▶

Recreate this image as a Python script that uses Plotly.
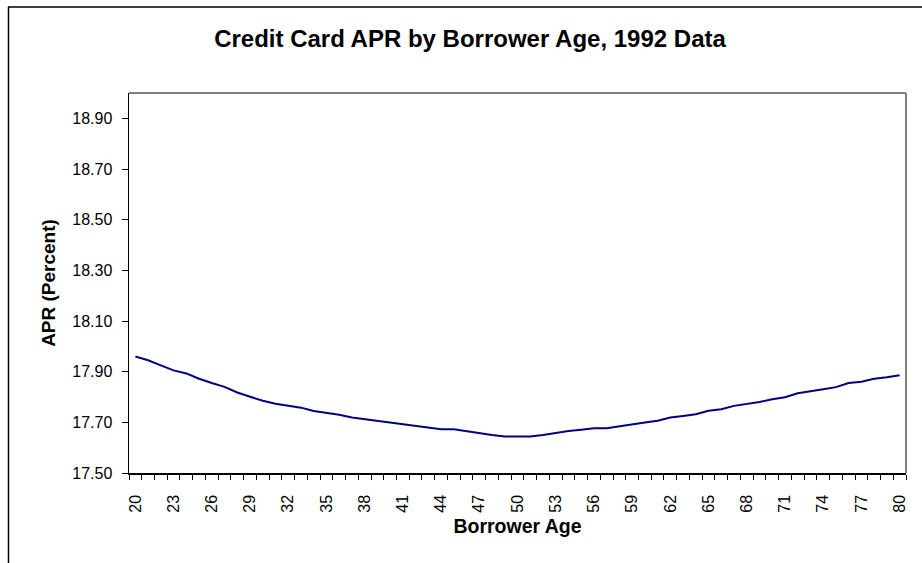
import plotly.graph_objects as go

# Data
ages = list(range(20, 81))
apr = [
    17.960, 17.945, 17.925, 17.905, 17.893, 17.872, 17.855, 17.840, 17.818, 17.800,
    17.785, 17.773, 17.765, 17.758, 17.745, 17.738, 17.730, 17.719, 17.712, 17.706,
    17.698, 17.692, 17.685, 17.678, 17.673, 17.673, 17.665, 17.657, 17.650, 17.644,
    17.644, 17.644, 17.650, 17.658, 17.666, 17.671, 17.677, 17.677, 17.685, 17.692,
    17.699, 17.706, 17.719, 17.725, 17.732, 17.746, 17.752, 17.765, 17.772, 17.780,
    17.791, 17.799, 17.815, 17.822, 17.831, 17.839, 17.855, 17.860, 17.872, 17.878,
    17.886,
]
x_tick_labels = [str(a) for a in range(20, 81, 3)]
y_ticks = [17.50, 17.70, 17.90, 18.10, 18.30, 18.50, 18.70, 18.90]

W, H = 922, 563
L, R, T, B = 129, 16, 93, 90
pw, ph = W - L - R, H - T - B

FONT = "Arial, Liberation Sans, sans-serif"

fig = go.Figure()
fig.add_trace(go.Scatter(
    x=ages, y=apr, mode="lines",
    line=dict(color="#000080", width=2),
    hoverinfo="x+y", showlegend=False,
))

def px2paper_x(px):
    return (px - L) / pw

def px2paper_y(py):
    return 1 - (py - T) / ph

shapes = [
    # plot area top and right border (gray)
    dict(type="line", xref="paper", yref="paper", x0=0, x1=1, y0=1, y1=1,
         line=dict(color="#808080", width=2)),
    dict(type="line", xref="paper", yref="paper", x0=1, x1=1, y0=0, y1=1,
         line=dict(color="#808080", width=2)),
    # outer chart area border (top and left visible)
    dict(type="line", xref="paper", yref="paper",
         x0=px2paper_x(8), x1=px2paper_x(W + 5), y0=px2paper_y(7), y1=px2paper_y(7),
         line=dict(color="#404040", width=2)),
    dict(type="line", xref="paper", yref="paper",
         x0=px2paper_x(8.5), x1=px2paper_x(8.5), y0=px2paper_y(7), y1=px2paper_y(H + 5),
         line=dict(color="#000000", width=1.5)),
]

fig.update_layout(
    width=W, height=H,
    margin=dict(l=L, r=R, t=T, b=B, pad=0),
    paper_bgcolor="white", plot_bgcolor="white",
    font=dict(family=FONT, color="black", size=16),
    title=dict(
        text="<b>Credit Card APR by Borrower Age, 1992 Data</b>",
        x=470 / W, xref="container", xanchor="center",
        y=1 - 39 / H, yref="container", yanchor="middle",
        font=dict(size=24, family=FONT, color="black"),
    ),
    shapes=shapes,
    xaxis=dict(
        range=[19.5, 80.5],
        tickmode="array",
        tickvals=list(range(20, 81, 3)),
        ticktext=x_tick_labels,
        tickangle=-90,
        ticks="outside", ticklen=0, tickcolor="black",
        ticklabelstandoff=14,
        showgrid=False, zeroline=False,
        showline=True, linecolor="black", linewidth=1.5,
        tickfont=dict(size=16, family=FONT, color="black"),
        minor=dict(ticks="outside", ticklen=5, tickcolor="black", tickwidth=1,
                   tick0=19.5, dtick=1, showgrid=False),
        title=dict(text="<b>Borrower Age</b>", standoff=7,
                   font=dict(size=19.5, family=FONT, color="black")),
        fixedrange=True,
    ),
    yaxis=dict(
        range=[17.5, 19.0],
        tickmode="array",
        tickvals=y_ticks,
        ticktext=[f"{v:.2f}" for v in y_ticks],
        ticks="outside", ticklen=6, tickcolor="black", tickwidth=1,
        ticklabelstandoff=6,
        showgrid=False, zeroline=False,
        showline=True, linecolor="black", linewidth=1.5,
        tickfont=dict(size=16, family=FONT, color="black"),
        title=dict(text="<b>APR (Percent)</b>", standoff=11,
                   font=dict(size=19, family=FONT, color="black")),
        fixedrange=True,
    ),
)

fig.write_html(
    "out.html",
    config={"displayModeBar": False, "staticPlot": True},
    post_script="document.body.style.margin='0';document.body.style.overflow='hidden';",
)
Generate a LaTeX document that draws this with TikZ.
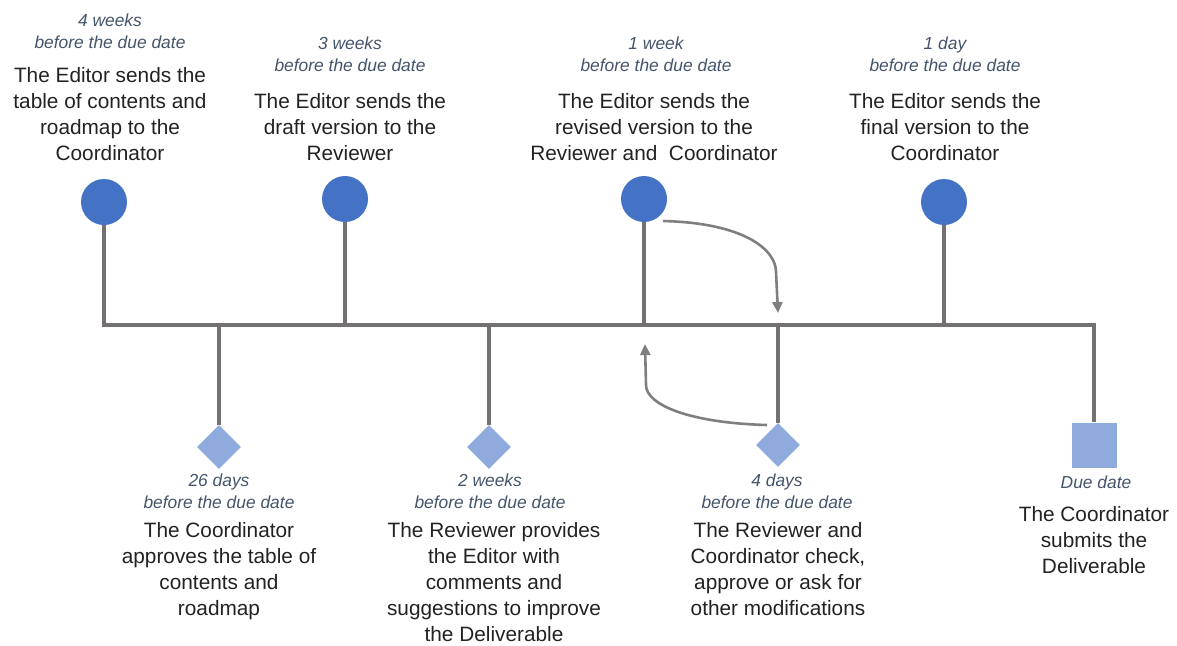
\documentclass[tikz,border=0pt]{standalone}
\usepackage{fontspec}
\setmainfont{Liberation Sans}
\usetikzlibrary{arrows.meta,shapes.geometric}
\definecolor{linegray}{HTML}{767171}
\definecolor{arrowgray}{HTML}{7F7F7F}
\definecolor{dotblue}{HTML}{4472C4}
\definecolor{lightblue}{HTML}{8FAADC}
\definecolor{datecol}{HTML}{44546A}
\definecolor{textcol}{HTML}{222222}
\begin{document}
\begin{tikzpicture}[x=1pt,y=-1pt,
  dot/.style={circle,fill=dotblue,minimum size=46pt,inner sep=0},
  diam/.style={diamond,fill=lightblue,minimum size=44pt,inner sep=0},
  sq/.style={rectangle,fill=lightblue,minimum size=45pt,inner sep=0},
  stem/.style={draw=linegray,line width=4pt},
  loop/.style={draw=arrowgray,line width=2.6pt,-{Triangle[length=11pt,width=10pt]}},
  datelbl/.style={anchor=north,inner sep=0,align=center,text=datecol,font=\fontsize{17.4}{22}\selectfont\itshape},
  desc/.style={anchor=north,inner sep=0,align=center,text=textcol,font=\fontsize{20.8}{26}\selectfont}]
\useasboundingbox (0,0) rectangle (1177,645);
% timeline coordinates
\coordinate (L) at (104,325);
\coordinate (R) at (1094,325);
\coordinate (j2) at (345,325);
\coordinate (j3) at (644,325);
\coordinate (j4) at (944,325);
\coordinate (b1) at (219,325);
\coordinate (b2) at (489,325);
\coordinate (b3) at (778,325);
% markers
\node[dot] (c1) at (104,202) {};
\node[dot] (c2) at (345,199) {};
\node[dot] (c3) at (644,199) {};
\node[dot] (c4) at (944,202) {};
\node[diam] (d1) at (219,447) {};
\node[diam] (d2) at (489,447) {};
\node[diam] (d3) at (778,445) {};
\node[sq] (s1) at (1094,445) {};
% lines
\draw[stem] (c1.south) -- (L) -- (R) -- (s1.north);
\draw[stem] (c2.south) -- (j2);
\draw[stem] (c3.south) -- (j3);
\draw[stem] (c4.south) -- (j4);
\draw[stem] (b1) -- (d1.north);
\draw[stem] (b2) -- (d2.north);
\draw[stem] (b3) -- (d3.north);
% loop arrows
\coordinate (a1s) at (663,221);
\coordinate (a1e) at (778,313);
\coordinate (a2s) at (767,425);
\coordinate (a2e) at (645,344);
\draw[loop] (a1s) .. controls (745,223) and (776,250) .. (776,272) -- (a1e);
\draw[loop] (a2s) .. controls (690,423) and (646,405) .. (646,385) -- (a2e);
% top labels
\node[datelbl] (t1d) at (110,13.5) {4 weeks\\before the due date};
\node[desc] (t1) at (110,67) {The Editor sends the\\table of contents and\\roadmap to the\\Coordinator};
\node[datelbl] (t2d) at (350,36.5) {3 weeks\\before the due date};
\node[desc] (t2) at (350,93) {The Editor sends the\\draft version to the\\Reviewer};
\node[datelbl] (t3d) at (656,36.5) {1 week\\before the due date};
\node[desc] (t3) at (654,93) {The Editor sends the\\revised version to the\\Reviewer and~~Coordinator};
\node[datelbl] (t4d) at (945,36.5) {1 day\\before the due date};
\node[desc] (t4) at (945,93) {The Editor sends the\\final version to the\\Coordinator};
% bottom labels
\node[datelbl] (u1d) at (219,473.5) {26 days\\before the due date};
\node[desc] (u1) at (219,522) {The Coordinator\\approves the table of\\contents and\\roadmap};
\node[datelbl] (u2d) at (490,473.5) {2 weeks\\before the due date};
\node[desc] (u2) at (494,522) {The Reviewer provides\\the Editor with\\comments and\\suggestions to improve\\the Deliverable};
\node[datelbl] (u3d) at (777,473.5) {4 days\\before the due date};
\node[desc] (u3) at (778,522) {The Reviewer and\\Coordinator check,\\approve or ask for\\other modifications};
\node[datelbl] (u4d) at (1096,475.5) {Due date};
\node[desc] (u4) at (1094,506) {The Coordinator\\submits the\\Deliverable};
\end{tikzpicture}
\end{document}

◀

WRITTEN REQUEST: With all pictures left out, please transcribe exactly the lines from the start of the material through the line with "return 1 - (py - T) / ph".

SOLUTION FOR THIS EXERCISE:
Recreate this image as a Python script that uses Plotly.
import plotly.graph_objects as go

# Data
ages = list(range(20, 81))
apr = [
    17.960, 17.945, 17.925, 17.905, 17.893, 17.872, 17.855, 17.840, 17.818, 17.800,
    17.785, 17.773, 17.765, 17.758, 17.745, 17.738, 17.730, 17.719, 17.712, 17.706,
    17.698, 17.692, 17.685, 17.678, 17.673, 17.673, 17.665, 17.657, 17.650, 17.644,
    17.644, 17.644, 17.650, 17.658, 17.666, 17.671, 17.677, 17.677, 17.685, 17.692,
    17.699, 17.706, 17.719, 17.725, 17.732, 17.746, 17.752, 17.765, 17.772, 17.780,
    17.791, 17.799, 17.815, 17.822, 17.831, 17.839, 17.855, 17.860, 17.872, 17.878,
    17.886,
]
x_tick_labels = [str(a) for a in range(20, 81, 3)]
y_ticks = [17.50, 17.70, 17.90, 18.10, 18.30, 18.50, 18.70, 18.90]

W, H = 922, 563
L, R, T, B = 129, 16, 93, 90
pw, ph = W - L - R, H - T - B

FONT = "Arial, Liberation Sans, sans-serif"

fig = go.Figure()
fig.add_trace(go.Scatter(
    x=ages, y=apr, mode="lines",
    line=dict(color="#000080", width=2),
    hoverinfo="x+y", showlegend=False,
))

def px2paper_x(px):
    return (px - L) / pw

def px2paper_y(py):
    return 1 - (py - T) / ph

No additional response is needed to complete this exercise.